# elbow popping



## Darknight (Mar 26, 2020)

On 26 Feb i think i was armbarred and heard a popping noise at the elbow. It is still painful on the inside when i fully stretch my arm 

a - is this normal ?
b - anything i can do to stop the pain ?


----------



## jobo (Mar 26, 2020)

Darknight said:


> On 26 Feb i think i was armbarred and heard a popping noise at the elbow. It is still painful on the inside when i fully stretch my arm
> 
> a - is this normal ?
> b - anything i can do to stop the pain ?


a) yes, quite normal, you've been arm barred, they are supposed to hurt, it is healthy is a different question
b) yes stop stretching it


----------



## drop bear (Mar 26, 2020)

Yeah that's normal tap earlier.


----------



## Monkey Turned Wolf (Mar 26, 2020)

^This but with the stretching.


----------



## Dirty Dog (Mar 26, 2020)

Guy goes to the Dr complaining that it hurts everywhere he touches.

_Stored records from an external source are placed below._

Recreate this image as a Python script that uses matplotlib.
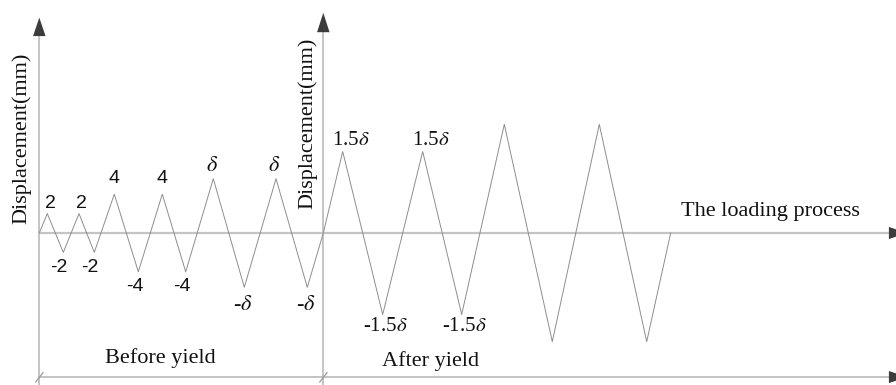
import numpy as np
import matplotlib.pyplot as plt

plt.rcParams['mathtext.fontset'] = 'stix'

# amplitude of the yield displacement (mm)
DELTA = 5.6

# loading history before yield: time step / displacement (mm)
t_before = [0, 0.8, 2.4, 3.97, 5.5, 7.5, 9.9, 12.3, 14.64, 17.4, 20.5, 23.67, 26.8, 28.4]
d_before = [0, 2, -2, 2, -2, 4, -4, 4, -4, DELTA, -DELTA, DELTA, -DELTA, 0]
lab_before = ['', '2', '-2', '2', '-2', '4', '-4', '4', '-4',
              r'$\delta$', r'-$\delta$', r'$\delta$', r'-$\delta$', '']

# loading history after yield
t_after = [28.4, 30.34, 34.34, 38.34, 42.24, 46.5, 51.3, 56.0, 60.74, 63.14]
d_after = [0, 1.5 * DELTA, -1.5 * DELTA, 1.5 * DELTA, -1.5 * DELTA,
           2 * DELTA, -2 * DELTA, 2 * DELTA, -2 * DELTA, 0]
lab_after = ['', r'1.5$\delta$', r'-1.5$\delta$', r'1.5$\delta$', r'-1.5$\delta$',
             '', '', '', '', '']

t_yield = t_after[0]
x_min, x_max = -3.93, 85.67
y_min, y_max = -15.67, 24.02
y_dim = -14.85   # level of the "before / after yield" dimension line

fig = plt.figure(figsize=(8.96, 3.85), dpi=100)
ax = fig.add_axes([0, 0, 1, 1])
ax.set_xlim(x_min, x_max)
ax.set_ylim(y_min, y_max)
ax.axis('off')

axis_col = '#b4b4b4'
head_col = '#3c3c3c'
serif = 'Liberation Serif'
sans = 'Liberation Sans'

# axes lines
ax.plot([0, 0], [y_min, 20.3], color=axis_col, lw=1.1, zorder=1)
ax.plot([t_yield, t_yield], [y_min, 20.7], color=axis_col, lw=1.1, zorder=1)
ax.plot([0, 85.0], [0, 0], color='#c4c4c4', lw=1.6, zorder=1)
ax.plot([0, 85.0], [y_dim, y_dim], color=axis_col, lw=1.1, zorder=1)

# arrow heads
hl_v, hw_v = 1.9, 1.25
ax.arrow(0, 20.3, 0, hl_v, width=0, head_width=hw_v, head_length=hl_v,
         length_includes_head=True, fc=head_col, ec='none', zorder=3)
ax.arrow(t_yield, 20.7, 0, hl_v + 0.1, width=0, head_width=hw_v, head_length=hl_v + 0.1,
         length_includes_head=True, fc=head_col, ec='none', zorder=3)
for yy in [0, y_dim]:
    ax.arrow(84.96, yy, 1.8, 0, width=0, head_width=1.25, head_length=1.8,
             length_includes_head=True, fc=head_col, ec='none', zorder=3, clip_on=True)

# small slash ticks on the dimension line
for xx in [0, t_yield]:
    ax.plot([xx - 0.35, xx + 0.37], [y_dim - 0.5, y_dim + 0.45], color='#9a9a9a', lw=0.9, zorder=2)

# loading curve
ax.plot(t_before + t_after[1:], d_before + d_after[1:], color='#8e8e8e', lw=0.7, zorder=2)

# peak labels
for t, d, s in zip(t_before + t_after, d_before + d_after, lab_before + lab_after):
    if not s:
        continue
    if 'delta' in s:
        fam, fs = serif, 15
        if '1.5' in s:
            off = (6, 8) if d > 0 else (2, -9)
        else:
            fs = 16
            off = (-1, 9) if d > 0 else (-1, -13)
    else:
        fam, fs = sans, 14
        if abs(d) < 3:
            off = (2, 7.5) if d > 0 else (-3, -11)
        else:
            off = (0, 11) if d > 0 else (-2.5, -10.5)
    ax.annotate(s, (t, d), xytext=off, textcoords='offset points',
                ha='center', va='center', fontsize=fs, family=fam, color='#111111')

# axis texts
ax.text(-1.73, 9.8, 'Displacement(mm)', rotation=90, ha='center', va='center',
        fontsize=16, family=serif, color='#111111')
ax.text(26.87, 11.3, 'Displacement(mm)', rotation=90, ha='center', va='center',
        fontsize=16, family=serif, color='#111111')
ax.text(73.07, 2.2, 'The loading process', ha='center', va='center',
        fontsize=16, family=serif, color='#111111')
ax.text(12.1, -12.9, 'Before yield', ha='center', va='center',
        fontsize=16, family=serif, color='#111111')
ax.text(39.1, -13.2, 'After yield', ha='center', va='center',
        fontsize=16, family=serif, color='#111111')

fig.savefig('out.png', dpi=100)
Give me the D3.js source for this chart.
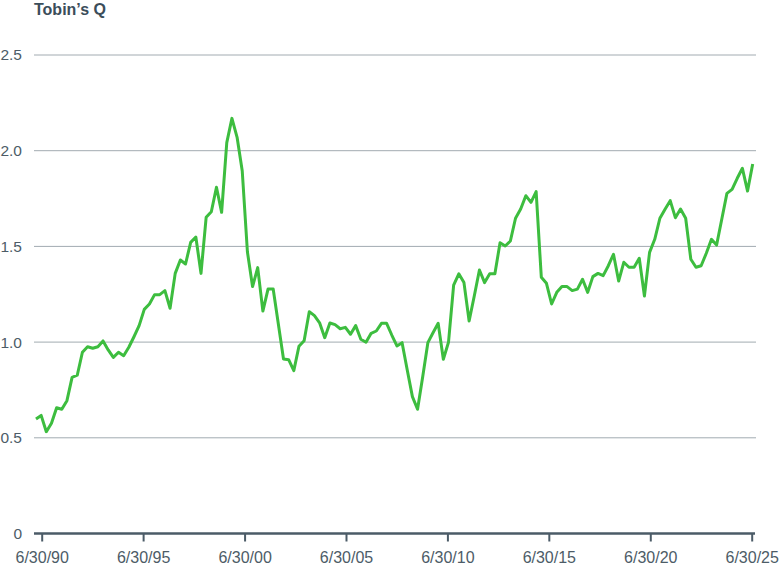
<!DOCTYPE html>
<html>
<head>
<meta charset="utf-8">
<script src="https://cdn.jsdelivr.net/npm/d3@7"></script>
<style>
  html, body { margin: 0; padding: 0; background: #fff; }
  svg { display: block; }
  text { font-family: "Liberation Sans", Arial, Helvetica, sans-serif; }
</style>
</head>
<body>
<svg id="chart" width="781" height="569"></svg>
<script>
// Tobin's Q, quarterly readings (approx. from chart), first ~Q1 1990 to 6/30/25
const tobinsQ = [
  0.598, 0.617, 0.532, 0.576, 0.657, 0.649, 0.694, 0.816, 0.827, 0.947,
  0.976, 0.968, 0.976, 1.006, 0.959, 0.920, 0.947, 0.929, 0.973, 1.028,
  1.086, 1.171, 1.199, 1.248, 1.248, 1.269, 1.177, 1.359, 1.429, 1.408,
  1.521, 1.549, 1.359, 1.652, 1.681, 1.809, 1.678, 2.042, 2.169, 2.070,
  1.894, 1.472, 1.290, 1.389, 1.162, 1.277, 1.277, 1.095, 0.912, 0.908,
  0.851, 0.978, 1.007, 1.159, 1.138, 1.101, 1.023, 1.100, 1.091, 1.070,
  1.077, 1.041, 1.086, 1.015, 0.999, 1.046, 1.058, 1.098, 1.098, 1.037,
  0.980, 0.997, 0.854, 0.715, 0.649, 0.819, 0.997, 1.049, 1.098, 0.910,
  0.999, 1.298, 1.357, 1.311, 1.110, 1.241, 1.377, 1.311, 1.357, 1.357,
  1.519, 1.502, 1.528, 1.647, 1.695, 1.765, 1.730, 1.786, 1.339, 1.307,
  1.199, 1.260, 1.290, 1.290, 1.269, 1.277, 1.328, 1.260, 1.342, 1.359,
  1.347, 1.399, 1.459, 1.319, 1.417, 1.391, 1.391, 1.438, 1.241, 1.469,
  1.537, 1.647, 1.694, 1.739, 1.650, 1.695, 1.647, 1.433, 1.391, 1.399,
  1.464, 1.537, 1.507, 1.642, 1.777, 1.798, 1.856, 1.908, 1.789, 1.931
];
const yTicks = [0, 0.5, 1.0, 1.5, 2.0, 2.5];
const yTickLabels = ["0", "0.5", "1.0", "1.5", "2.0", "2.5"];
const xTickDates = ["1990-06-30", "1995-06-30", "2000-06-30", "2005-06-30",
                    "2010-06-30", "2015-06-30", "2020-06-30", "2025-06-30"];
const xTickLabels = ["6/30/90", "6/30/95", "6/30/00", "6/30/05",
                     "6/30/10", "6/30/15", "6/30/20", "6/30/25"];
const title = "Tobin\u2019s Q";

const svg = d3.select("#chart");
const parse = d3.utcParse("%Y-%m-%d");

const y = d3.scaleLinear().domain([0, 2.5]).range([533.5, 55]);
const xTime = d3.scaleUtc()
  .domain([parse("1990-06-30"), parse("2025-06-30")])
  .range([41.7, 751.7]);
const xIdx = d3.scaleLinear().domain([0, tobinsQ.length - 1]).range([36, 752.7]);

// title
svg.append("text")
  .attr("x", 34).attr("y", 15)
  .attr("font-size", 16).attr("font-weight", "bold")
  .attr("fill", "#3b4d5a")
  .text(title);

// gridlines
svg.append("g").selectAll("line")
  .data(yTicks.filter(d => d > 0))
  .join("line")
  .attr("x1", 34).attr("x2", 756)
  .attr("y1", d => y(d)).attr("y2", d => y(d))
  .attr("stroke", "#a2abb1").attr("stroke-width", 1);

// y labels
svg.append("g").selectAll("text")
  .data(yTicks)
  .join("text")
  .attr("x", 22).attr("y", d => y(d))
  .attr("dy", "0.35em")
  .attr("text-anchor", "end")
  .attr("font-size", 15.5)
  .attr("fill", "#4d5c67")
  .text((d, i) => yTickLabels[i]);

// x axis
const xAxis = d3.axisBottom(xTime)
  .tickValues(xTickDates.map(parse))
  .tickFormat((d, i) => xTickLabels[i])
  .tickSize(8)
  .tickSizeOuter(0)
  .tickPadding(10);
const gx = svg.append("g").attr("transform", "translate(0,533.5)").call(xAxis);
gx.select(".domain").remove();
gx.selectAll(".tick line").attr("stroke", "#4b5b67").attr("stroke-width", 2);
gx.selectAll(".tick text")
  .attr("font-size", 16)
  .attr("fill", "#4d5c67")
  .attr("font-family", "'Liberation Sans', Arial, sans-serif");
gx.append("line")
  .attr("x1", 34).attr("x2", 755).attr("y1", 0).attr("y2", 0)
  .attr("stroke", "#4b5b67").attr("stroke-width", 2.5);

// line
const line = d3.line()
  .x((d, i) => xIdx(i))
  .y(d => y(d));
svg.append("path")
  .datum(tobinsQ)
  .attr("fill", "none")
  .attr("stroke", "#3dbd3f")
  .attr("stroke-width", 3)
  .attr("stroke-linejoin", "round")
  .attr("d", line);
</script>
</body>
</html>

Turns out his finger is broke.


----------



## Headhunter (Mar 26, 2020)

This is your second thread about injuries. It's martial arts it happens. Stretch and tap early and rest when needed and you'll be fine if not then the doctors are what's needed not a martial art forum


----------



## JP3 (Mar 26, 2020)

drop bear said:


> Yeah that's normal tap earlier.





Drop, he may not have even known an armbar was a potential thing at the right instant and the other dude might have slammed into it. But, yeah... be aware of what the other dude can do to you and be ready to give it up if you Get Got.


----------



## Tez3 (Mar 26, 2020)

Headhunter said:


> This is your second thread about injuries. It's martial arts it happens. Stretch and tap early and rest when needed and you'll be fine if not then the doctors are what's needed not a martial art forum



No one cares about his finger or his elbow, and he really needs not to bother medical staff with this.


----------